* START *

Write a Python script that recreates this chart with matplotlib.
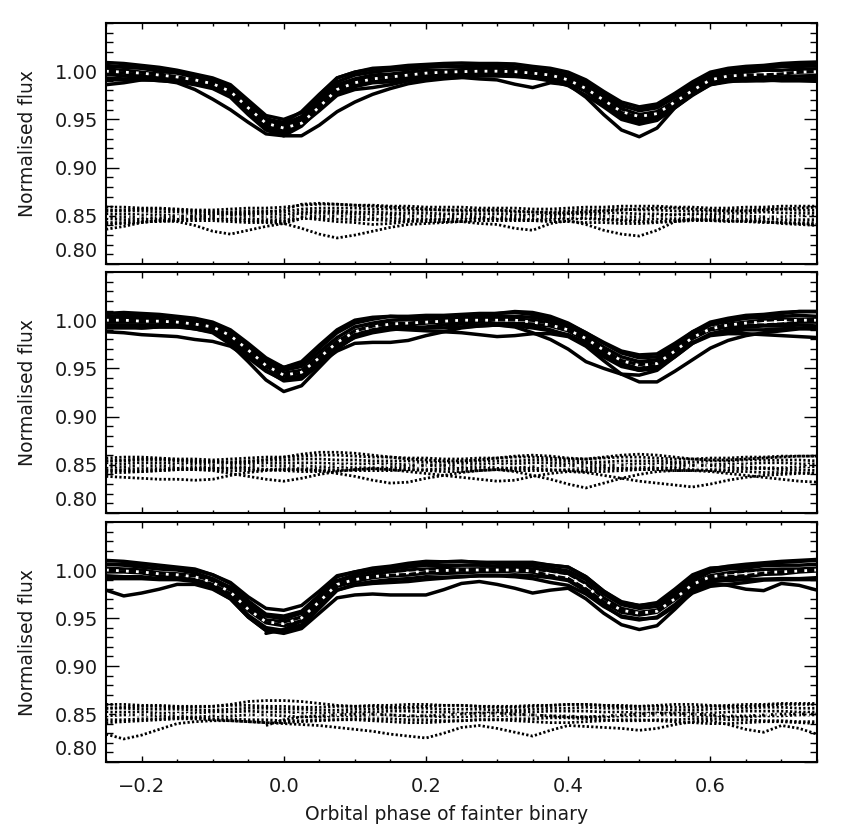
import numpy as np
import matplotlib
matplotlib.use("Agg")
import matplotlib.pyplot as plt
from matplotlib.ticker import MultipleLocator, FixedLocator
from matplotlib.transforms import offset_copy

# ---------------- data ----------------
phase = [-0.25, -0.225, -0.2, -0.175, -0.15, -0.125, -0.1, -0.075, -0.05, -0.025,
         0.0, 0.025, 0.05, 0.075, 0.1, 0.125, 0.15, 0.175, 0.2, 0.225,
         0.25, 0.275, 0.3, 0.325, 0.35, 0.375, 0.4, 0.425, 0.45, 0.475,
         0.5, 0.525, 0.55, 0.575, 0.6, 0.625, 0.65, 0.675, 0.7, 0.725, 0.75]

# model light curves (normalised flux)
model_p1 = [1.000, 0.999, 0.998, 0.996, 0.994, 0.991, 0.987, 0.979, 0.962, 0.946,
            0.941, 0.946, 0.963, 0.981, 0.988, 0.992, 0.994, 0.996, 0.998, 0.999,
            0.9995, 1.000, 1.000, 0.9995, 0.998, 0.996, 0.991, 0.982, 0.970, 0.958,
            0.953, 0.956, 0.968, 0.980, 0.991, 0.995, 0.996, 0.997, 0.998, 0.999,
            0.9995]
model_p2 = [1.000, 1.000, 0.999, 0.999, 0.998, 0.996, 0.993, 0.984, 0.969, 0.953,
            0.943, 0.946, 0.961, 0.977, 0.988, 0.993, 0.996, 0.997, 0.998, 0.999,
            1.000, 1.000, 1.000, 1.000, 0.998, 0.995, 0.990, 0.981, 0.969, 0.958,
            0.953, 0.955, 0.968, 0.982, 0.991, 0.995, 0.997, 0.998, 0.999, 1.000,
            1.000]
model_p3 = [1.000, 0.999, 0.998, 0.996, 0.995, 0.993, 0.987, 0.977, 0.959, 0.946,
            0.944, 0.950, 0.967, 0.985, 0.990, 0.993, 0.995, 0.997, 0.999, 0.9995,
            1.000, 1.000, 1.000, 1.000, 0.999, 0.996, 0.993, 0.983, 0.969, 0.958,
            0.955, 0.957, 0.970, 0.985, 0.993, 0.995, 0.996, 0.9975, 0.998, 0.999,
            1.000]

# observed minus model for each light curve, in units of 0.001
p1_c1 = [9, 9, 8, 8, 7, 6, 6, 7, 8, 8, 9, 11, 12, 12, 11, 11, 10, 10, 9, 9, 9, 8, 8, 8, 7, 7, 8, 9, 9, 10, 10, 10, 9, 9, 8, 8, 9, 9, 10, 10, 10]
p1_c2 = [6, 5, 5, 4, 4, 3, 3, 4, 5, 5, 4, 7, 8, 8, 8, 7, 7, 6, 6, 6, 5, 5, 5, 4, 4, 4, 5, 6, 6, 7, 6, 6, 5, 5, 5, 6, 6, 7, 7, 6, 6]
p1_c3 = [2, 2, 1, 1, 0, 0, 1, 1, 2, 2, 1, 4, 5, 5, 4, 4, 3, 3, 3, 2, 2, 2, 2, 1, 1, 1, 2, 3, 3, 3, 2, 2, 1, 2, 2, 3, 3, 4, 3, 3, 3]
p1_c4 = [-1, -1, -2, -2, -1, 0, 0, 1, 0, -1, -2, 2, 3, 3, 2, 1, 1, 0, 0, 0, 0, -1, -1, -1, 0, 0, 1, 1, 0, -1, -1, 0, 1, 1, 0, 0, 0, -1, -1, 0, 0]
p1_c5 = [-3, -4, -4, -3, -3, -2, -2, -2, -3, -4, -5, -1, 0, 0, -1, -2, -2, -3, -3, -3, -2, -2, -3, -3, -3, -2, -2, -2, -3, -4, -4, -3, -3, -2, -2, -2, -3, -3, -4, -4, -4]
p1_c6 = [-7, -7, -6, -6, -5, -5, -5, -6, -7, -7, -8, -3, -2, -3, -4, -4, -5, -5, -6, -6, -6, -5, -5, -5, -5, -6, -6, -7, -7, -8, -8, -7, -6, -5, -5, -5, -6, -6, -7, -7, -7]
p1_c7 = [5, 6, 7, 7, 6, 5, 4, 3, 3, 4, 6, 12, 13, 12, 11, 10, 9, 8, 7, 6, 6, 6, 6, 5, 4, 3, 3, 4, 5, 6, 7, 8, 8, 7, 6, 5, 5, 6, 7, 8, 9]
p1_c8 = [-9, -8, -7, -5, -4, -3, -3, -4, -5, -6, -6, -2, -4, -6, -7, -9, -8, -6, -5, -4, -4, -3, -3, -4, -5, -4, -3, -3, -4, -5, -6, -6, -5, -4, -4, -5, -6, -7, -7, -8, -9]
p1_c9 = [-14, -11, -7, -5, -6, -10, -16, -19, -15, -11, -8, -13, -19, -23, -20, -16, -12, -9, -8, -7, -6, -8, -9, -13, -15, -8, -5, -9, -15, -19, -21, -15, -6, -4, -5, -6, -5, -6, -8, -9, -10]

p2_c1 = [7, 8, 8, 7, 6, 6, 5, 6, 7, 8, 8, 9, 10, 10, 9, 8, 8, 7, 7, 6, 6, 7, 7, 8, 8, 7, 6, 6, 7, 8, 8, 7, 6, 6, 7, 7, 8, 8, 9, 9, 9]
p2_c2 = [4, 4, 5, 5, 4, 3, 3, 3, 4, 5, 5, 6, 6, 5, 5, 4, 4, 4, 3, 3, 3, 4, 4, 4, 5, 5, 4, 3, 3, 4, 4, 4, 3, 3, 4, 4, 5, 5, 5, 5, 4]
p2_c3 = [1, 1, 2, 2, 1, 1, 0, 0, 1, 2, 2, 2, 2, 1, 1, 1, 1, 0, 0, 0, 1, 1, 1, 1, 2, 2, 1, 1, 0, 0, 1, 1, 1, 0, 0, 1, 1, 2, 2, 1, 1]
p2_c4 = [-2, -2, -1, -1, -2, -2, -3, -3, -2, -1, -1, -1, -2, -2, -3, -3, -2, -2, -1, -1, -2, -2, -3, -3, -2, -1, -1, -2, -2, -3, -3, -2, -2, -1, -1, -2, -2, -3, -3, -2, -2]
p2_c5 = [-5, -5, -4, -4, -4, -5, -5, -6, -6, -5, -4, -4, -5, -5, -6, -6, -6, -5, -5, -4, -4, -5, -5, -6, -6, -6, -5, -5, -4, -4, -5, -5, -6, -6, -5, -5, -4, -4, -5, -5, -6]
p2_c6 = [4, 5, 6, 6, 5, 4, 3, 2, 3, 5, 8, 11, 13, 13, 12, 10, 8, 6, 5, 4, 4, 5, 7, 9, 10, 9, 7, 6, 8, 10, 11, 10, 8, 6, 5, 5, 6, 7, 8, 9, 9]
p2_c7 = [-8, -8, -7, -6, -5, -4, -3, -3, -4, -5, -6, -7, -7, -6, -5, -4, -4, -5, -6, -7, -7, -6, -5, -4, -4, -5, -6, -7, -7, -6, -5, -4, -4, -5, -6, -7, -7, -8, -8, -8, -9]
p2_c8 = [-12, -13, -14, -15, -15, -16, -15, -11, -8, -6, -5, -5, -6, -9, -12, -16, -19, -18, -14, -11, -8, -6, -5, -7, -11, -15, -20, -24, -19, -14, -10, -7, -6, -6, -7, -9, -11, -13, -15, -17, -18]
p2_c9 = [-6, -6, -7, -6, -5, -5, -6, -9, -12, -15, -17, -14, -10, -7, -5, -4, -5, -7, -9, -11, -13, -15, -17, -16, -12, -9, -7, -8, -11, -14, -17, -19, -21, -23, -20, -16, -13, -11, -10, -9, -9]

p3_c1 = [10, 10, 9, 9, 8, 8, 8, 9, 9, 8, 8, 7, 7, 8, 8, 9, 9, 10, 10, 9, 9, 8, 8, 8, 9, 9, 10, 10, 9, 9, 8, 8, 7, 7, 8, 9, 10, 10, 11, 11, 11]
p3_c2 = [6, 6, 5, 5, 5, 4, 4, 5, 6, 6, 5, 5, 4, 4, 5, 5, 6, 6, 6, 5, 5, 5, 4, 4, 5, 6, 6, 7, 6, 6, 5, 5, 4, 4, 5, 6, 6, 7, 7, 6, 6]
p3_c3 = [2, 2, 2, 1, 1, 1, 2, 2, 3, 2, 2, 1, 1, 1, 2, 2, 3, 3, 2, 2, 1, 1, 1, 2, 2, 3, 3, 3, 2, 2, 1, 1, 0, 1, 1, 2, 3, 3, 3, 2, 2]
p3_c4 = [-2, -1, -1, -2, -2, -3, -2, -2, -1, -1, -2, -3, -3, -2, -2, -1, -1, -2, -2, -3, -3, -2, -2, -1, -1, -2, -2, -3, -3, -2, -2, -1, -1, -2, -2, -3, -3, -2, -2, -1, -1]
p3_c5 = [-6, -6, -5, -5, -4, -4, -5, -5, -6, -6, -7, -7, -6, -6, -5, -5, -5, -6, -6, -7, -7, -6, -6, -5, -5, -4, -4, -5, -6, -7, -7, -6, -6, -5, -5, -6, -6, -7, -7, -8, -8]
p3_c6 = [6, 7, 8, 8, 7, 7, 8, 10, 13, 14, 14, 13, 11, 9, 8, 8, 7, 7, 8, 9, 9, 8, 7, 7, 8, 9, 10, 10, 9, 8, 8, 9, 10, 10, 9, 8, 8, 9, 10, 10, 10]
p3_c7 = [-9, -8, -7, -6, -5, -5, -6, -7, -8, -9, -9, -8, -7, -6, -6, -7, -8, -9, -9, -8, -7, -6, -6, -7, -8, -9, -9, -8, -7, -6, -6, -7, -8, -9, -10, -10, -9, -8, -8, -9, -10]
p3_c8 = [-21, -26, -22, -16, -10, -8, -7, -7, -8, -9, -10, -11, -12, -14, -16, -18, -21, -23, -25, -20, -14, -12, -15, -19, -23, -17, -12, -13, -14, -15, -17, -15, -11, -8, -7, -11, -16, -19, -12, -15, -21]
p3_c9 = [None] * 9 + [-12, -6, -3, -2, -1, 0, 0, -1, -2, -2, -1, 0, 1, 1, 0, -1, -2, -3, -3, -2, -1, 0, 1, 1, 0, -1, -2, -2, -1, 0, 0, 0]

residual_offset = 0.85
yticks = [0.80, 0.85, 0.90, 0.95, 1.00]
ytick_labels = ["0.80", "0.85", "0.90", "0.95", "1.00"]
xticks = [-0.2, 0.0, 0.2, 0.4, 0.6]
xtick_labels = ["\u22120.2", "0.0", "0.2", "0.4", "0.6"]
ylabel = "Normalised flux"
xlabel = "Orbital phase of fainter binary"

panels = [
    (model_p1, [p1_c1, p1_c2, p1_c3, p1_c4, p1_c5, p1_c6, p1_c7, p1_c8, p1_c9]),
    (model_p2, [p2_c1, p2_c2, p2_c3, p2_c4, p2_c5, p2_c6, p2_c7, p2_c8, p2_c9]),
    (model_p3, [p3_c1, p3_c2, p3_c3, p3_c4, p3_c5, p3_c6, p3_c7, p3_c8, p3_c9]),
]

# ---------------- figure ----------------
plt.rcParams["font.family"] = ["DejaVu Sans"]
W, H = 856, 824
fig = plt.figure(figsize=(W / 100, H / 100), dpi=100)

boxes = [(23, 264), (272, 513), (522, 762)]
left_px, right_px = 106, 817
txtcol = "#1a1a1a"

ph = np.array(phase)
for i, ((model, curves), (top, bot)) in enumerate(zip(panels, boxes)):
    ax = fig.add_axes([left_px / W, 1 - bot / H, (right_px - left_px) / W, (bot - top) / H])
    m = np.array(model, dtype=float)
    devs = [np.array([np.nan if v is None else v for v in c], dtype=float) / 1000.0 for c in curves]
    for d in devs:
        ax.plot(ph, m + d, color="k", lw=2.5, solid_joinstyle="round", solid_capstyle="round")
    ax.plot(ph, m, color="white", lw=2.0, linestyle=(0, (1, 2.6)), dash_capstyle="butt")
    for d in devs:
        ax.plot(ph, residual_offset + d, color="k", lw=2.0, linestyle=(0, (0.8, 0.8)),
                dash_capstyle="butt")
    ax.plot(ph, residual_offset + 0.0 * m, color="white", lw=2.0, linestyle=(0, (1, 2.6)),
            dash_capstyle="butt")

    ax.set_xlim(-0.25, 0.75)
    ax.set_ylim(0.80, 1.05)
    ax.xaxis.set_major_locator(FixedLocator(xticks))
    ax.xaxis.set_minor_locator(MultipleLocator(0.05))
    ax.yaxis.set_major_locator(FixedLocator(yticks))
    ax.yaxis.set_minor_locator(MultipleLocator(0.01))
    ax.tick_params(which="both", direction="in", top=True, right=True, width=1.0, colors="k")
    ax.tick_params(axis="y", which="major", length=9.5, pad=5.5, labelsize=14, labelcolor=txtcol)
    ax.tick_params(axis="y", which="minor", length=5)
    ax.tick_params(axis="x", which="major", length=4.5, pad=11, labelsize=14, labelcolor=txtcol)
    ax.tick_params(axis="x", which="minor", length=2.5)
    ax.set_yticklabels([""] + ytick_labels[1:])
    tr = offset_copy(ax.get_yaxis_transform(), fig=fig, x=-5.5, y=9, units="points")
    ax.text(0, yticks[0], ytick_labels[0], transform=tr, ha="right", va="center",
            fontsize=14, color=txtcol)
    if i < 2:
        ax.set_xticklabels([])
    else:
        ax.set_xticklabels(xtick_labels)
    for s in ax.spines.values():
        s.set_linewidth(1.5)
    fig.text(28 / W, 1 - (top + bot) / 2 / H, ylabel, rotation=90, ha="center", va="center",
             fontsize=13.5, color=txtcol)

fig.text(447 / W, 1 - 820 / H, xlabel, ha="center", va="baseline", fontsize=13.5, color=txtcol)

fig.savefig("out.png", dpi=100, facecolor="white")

* END *

TASK TO COMPLETE
Begin at the top of the material above and output each line exactly, stopping after the line that holds "from matplotlib.transforms import offset_copy". Leave out pictures.

TASK RESPONSE
Write a Python script that recreates this chart with matplotlib.
import numpy as np
import matplotlib
matplotlib.use("Agg")
import matplotlib.pyplot as plt
from matplotlib.ticker import MultipleLocator, FixedLocator
from matplotlib.transforms import offset_copy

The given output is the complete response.